Posiblemente la imagen más aterradora de la película sea el desvarío de los dos pequeños hermanos gemelos, Mercy y Jonás, quienes, bajo la tiranía de la posesión maligna, calumnian a su hermana mayor, excitando contra ella la cólera paterna, como una variante de La mentira infame (The children’s hour, Wyler, 1961, con guión de Lillian Hellmann) donde una niña provoca con sus calumnias el infortunio sobre un paria sexual.

Detrás de los engañosos artificios y clichés de una rutinaria película de horror, La bruja ofrece una representación muy oscura de las intolerancias que hoy se ciernen sobre la sociedad moderna. Algo similar señalaba la película The crucible (El crisol, 1996), de Nicholas Hytner, según la obra teatral de Arthur Miller, con el hostigamiento y proceso a las brujas de Salem, en 1692, y su vinculación con la cacería de brujas macartista tres siglos más tarde. O el ya mencionado guión de Lillian Hellmann. Y situándonos en un terreno más actual e inquietante, lo que con rigor denuncia Michael Haneke en El listón blanco (2009) sobre el autoritarismo familiar como fermento de los extremismos políticos.
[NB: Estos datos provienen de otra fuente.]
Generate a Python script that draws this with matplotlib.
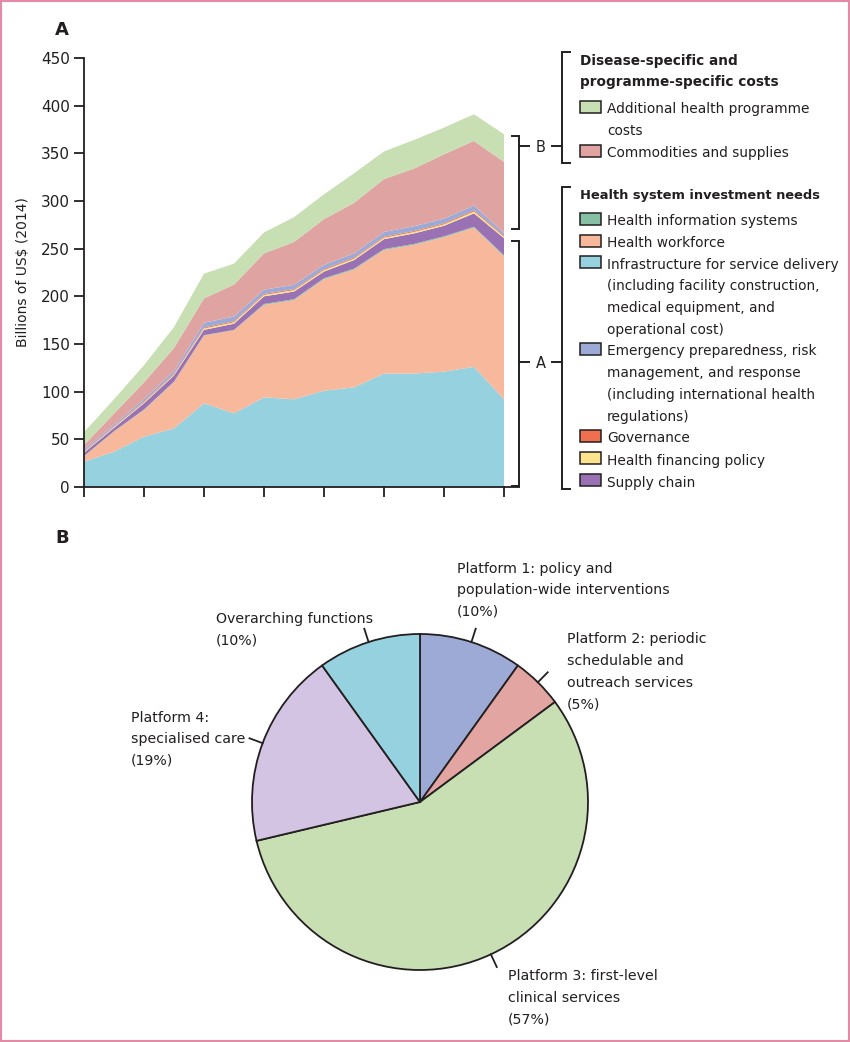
import matplotlib
matplotlib.use("Agg")
import matplotlib.pyplot as plt
from matplotlib.patches import Rectangle
import numpy as np

plt.rcParams['font.family'] = ['DejaVu Sans']

# ---------------- Data: panel A (billions of US$ 2014) ----------------
years = [2016, 2017, 2018, 2019, 2020, 2021, 2022, 2023, 2024, 2025, 2026, 2027, 2028, 2029, 2030]
tick_years = [2016, 2018, 2020, 2022, 2024, 2026, 2028, 2030]

infrastructure = [26.5, 37, 52.8, 61.5, 87.8, 77.3, 94, 92, 101, 104.5, 119, 119, 121, 126, 92]
workforce      = [5.5, 21, 28, 48.5, 71, 87, 97, 104, 117, 123.5, 129.6, 135, 141, 146, 150]
info_systems   = [0.5, 0.5, 0.5, 0.5, 0.5, 0.5, 1, 1, 1, 1, 1, 1, 1, 1, 1]
supply_chain   = [3.5, 3.5, 6.5, 6.5, 5.5, 6.5, 8, 8, 7, 9, 10.4, 11, 11, 14, 18]
financing      = [0.8, 0.8, 1, 1, 1.5, 1.5, 1.5, 1.5, 1.5, 1.5, 1.5, 1.5, 1.5, 2, 1.5]
governance     = [0.5, 0.5, 0.8, 0.8, 1, 1, 1, 1, 1, 1, 1, 1, 1, 1.2, 1]
emergency      = [2, 2, 2.5, 3, 5, 5, 4.5, 4.5, 4.5, 4.5, 5, 5, 5, 5, 3]
commodities    = [4.7, 11.7, 17.7, 24, 25.5, 33.5, 38, 45, 48, 53, 55.5, 60.5, 67.5, 67.8, 74.5]
additional     = [13.5, 15, 18, 22, 26, 22, 22, 26, 26, 31, 29, 30, 28, 28, 29]

y_ticks = [0, 50, 100, 150, 200, 250, 300, 350, 400, 450]

# ---------------- Data: panel B ----------------
pie_labels = ["Platform 1: policy and\npopulation-wide interventions\n(10%)",
              "Platform 2: periodic\nschedulable and\noutreach services\n(5%)",
              "Platform 3: first-level\nclinical services\n(57%)",
              "Platform 4:\nspecialised care\n(19%)",
              "Overarching functions\n(10%)"]
pie_values = [10, 5, 57, 19, 10]

# ---------------- Colours ----------------
c_infra = '#96d1e0'
c_work = '#f8b89c'
c_his = '#86c0a4'
c_supply = '#9a72b4'
c_fin = '#fbe48c'
c_gov = '#ef6f4e'
c_emerg = '#9eaad6'
c_comm = '#dfa4a1'
c_add = '#c8dfb3'
pie_colors = ['#9eaad6', '#e3a5a2', '#c8dfb3', '#d4c4e3', '#96d1e0']
ink = '#231f20'

W, H = 850, 1042
fig = plt.figure(figsize=(W / 100, H / 100), dpi=100)

def fx(x):
    return x / W

def fy(y):
    return 1 - y / H

# ---------------- Panel A ----------------
ax = fig.add_axes([fx(84), fy(487), fx(504) - fx(84), fy(58) - fy(487)])
ax.stackplot(years, infrastructure, workforce, info_systems, supply_chain,
             financing, governance, emergency, commodities, additional,
             colors=[c_infra, c_work, c_his, c_supply, c_fin, c_gov, c_emerg, c_comm, c_add],
             linewidth=0)
ax.set_xlim(years[0], years[-1])
ax.set_ylim(0, 450)
ax.set_yticks(y_ticks)
ax.set_xticks(tick_years)
ax.set_xticklabels([])
ax.tick_params(axis='both', direction='out', length=7, width=1.3, color=ink,
               labelcolor=ink, labelsize=11, pad=3)
for s in ['top', 'right']:
    ax.spines[s].set_visible(False)
for s in ['left', 'bottom']:
    ax.spines[s].set_color(ink)
    ax.spines[s].set_linewidth(1.3)
ax.spines['bottom'].set_bounds(years[0], years[-1])
ax.set_ylabel("Billions of US$ (2014)", fontsize=10, color=ink, labelpad=8)
ax.patch.set_alpha(0)

# ---------------- Overlay (pixel coordinates) ----------------
ov = fig.add_axes([0, 0, 1, 1], zorder=5)
ov.set_xlim(0, W)
ov.set_ylim(H, 0)
ov.axis('off')
ov.patch.set_alpha(0)

# figure border
ov.add_patch(Rectangle((0.8, 0.8), W - 1.6, H - 1.6, fill=False, edgecolor='#e48aa6', linewidth=1.5))

# panel letters
ov.text(62, 30, "A", fontsize=13, fontweight='bold', ha='center', va='center', color=ink)
ov.text(62, 538, "B", fontsize=13, fontweight='bold', ha='center', va='center', color=ink)

# extend bottom axis line to bracket
ov.plot([504, 520], [487, 487], color=ink, lw=1.3, solid_capstyle='butt')

def bracket(x, y0, y1, tick_dir, tick_len):
    ov.plot([x + tick_dir * tick_len, x, x, x + tick_dir * tick_len], [y0, y0, y1, y1],
            color=ink, lw=1.4, solid_joinstyle='miter')

# chart-side brackets
bracket(519, 136, 229, -1, 7)
bracket(519, 241, 486, -1, 7)
for yy, lab in [(146, "B"), (362, "A")]:
    ov.plot([519, 529], [yy, yy], color=ink, lw=1.4)
    ov.text(541, yy, lab, fontsize=10.5, ha='center', va='center_baseline', color=ink)
    ov.plot([552, 562], [yy, yy], color=ink, lw=1.4)

# legend-side brackets
bracket(562, 52, 163, 1, 8)
bracket(562, 187, 489, 1, 8)

LS = 21.7
leg_fs = 9.9
pie_fs = 10.2

def lines(x, y, txt, **kw):
    for i, ln in enumerate(txt.split("\n")):
        ov.text(x, y + i * LS, ln, va='center_baseline', ha='left', color=ink, **kw)

lines(580, 59, "Disease-specific and\nprogramme-specific costs", fontsize=9.8, fontweight='bold')
lines(580, 194, "Health system investment needs", fontsize=9.4, fontweight='bold')

legend_items = [
    ("Additional health programme\ncosts", c_add, 108),
    ("Commodities and supplies", c_comm, 152),
    ("Health information systems", c_his, 220),
    ("Health workforce", c_work, 241.5),
    ("Infrastructure for service delivery\n(including facility construction,\nmedical equipment, and\noperational cost)", c_infra, 263),
    ("Emergency preparedness, risk\nmanagement, and response\n(including international health\nregulations)", c_emerg, 350),
    ("Governance", c_gov, 437),
    ("Health financing policy", c_fin, 459),
    ("Supply chain", c_supply, 481),
]
for txt, col, yy in legend_items:
    ov.add_patch(Rectangle((580, yy - 7), 21, 12, facecolor=col, edgecolor=ink, linewidth=1.1))
    lines(607, yy, txt, fontsize=leg_fs)

# ---------------- Panel B: pie ----------------
cx, cy, R = 420, 802, 168
box = 220
pax = fig.add_axes([fx(cx - box), fy(cy + box), 2 * box / W, 2 * box / H])
wedges, _ = pax.pie(pie_values, radius=R, startangle=90, counterclock=False,
                    colors=pie_colors,
                    wedgeprops=dict(edgecolor=ink, linewidth=1.3))
pax.set_xlim(-box, box)
pax.set_ylim(-box, box)
pax.set_aspect('equal')
pax.axis('off')
for w in wedges:
    mid = np.deg2rad((w.theta1 + w.theta2) / 2)
    pax.plot([R * np.cos(mid), (R + 14) * np.cos(mid)],
             [R * np.sin(mid), (R + 14) * np.sin(mid)], color=ink, lw=1.3)

label_pos = [(457, 567), (567, 638), (508, 975), (131, 716), (216, 617)]
for txt, (xx, yy) in zip(pie_labels, label_pos):
    lines(xx, yy, txt, fontsize=pie_fs)

fig.savefig("out.png", dpi=100)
Sin estas lecturas que ciertamente propicia el guión de Robert Eggers y su malicioso desenlace liberador, La bruja se añadiría, sin mayor sorpresa, al gran número de películas de horror –dramas o comedias– en las que las brujas tienen un papel predominante. Lo notable aquí es el modo en que el cineasta crea sus atmósferas inquietantes de encierro. La familia puritana aparece resguardada y temerosa detrás de una barricada virtual, acechando siempre los peligros circundantes. Su moral, a la vez rígida y en extremo frágil, no resiste fuera de la comunidad de los colonos el embate de sus propias paranoias y delirios enfermizos. El denso bosque donde supuestamente habitan las brujas es sólo un reflejo de su miedo a la novedad y a lo desconocido.

El director ha manifestado en entrevistas su admiración por el cine de Kubrick, en particular por El resplandor (The shining, 1980). En el terreno social, las siniestras intuiciones de aquel cineasta neoyorkino parecen concretarse hoy en una nueva era de fanatismos mucho más letales. La bruja alude a ellos dirigiéndose exitosamente a los públicos masivos que comienzan a padecerlos y haciendo de su recreación histórica un relato de horror muy contemporáneo.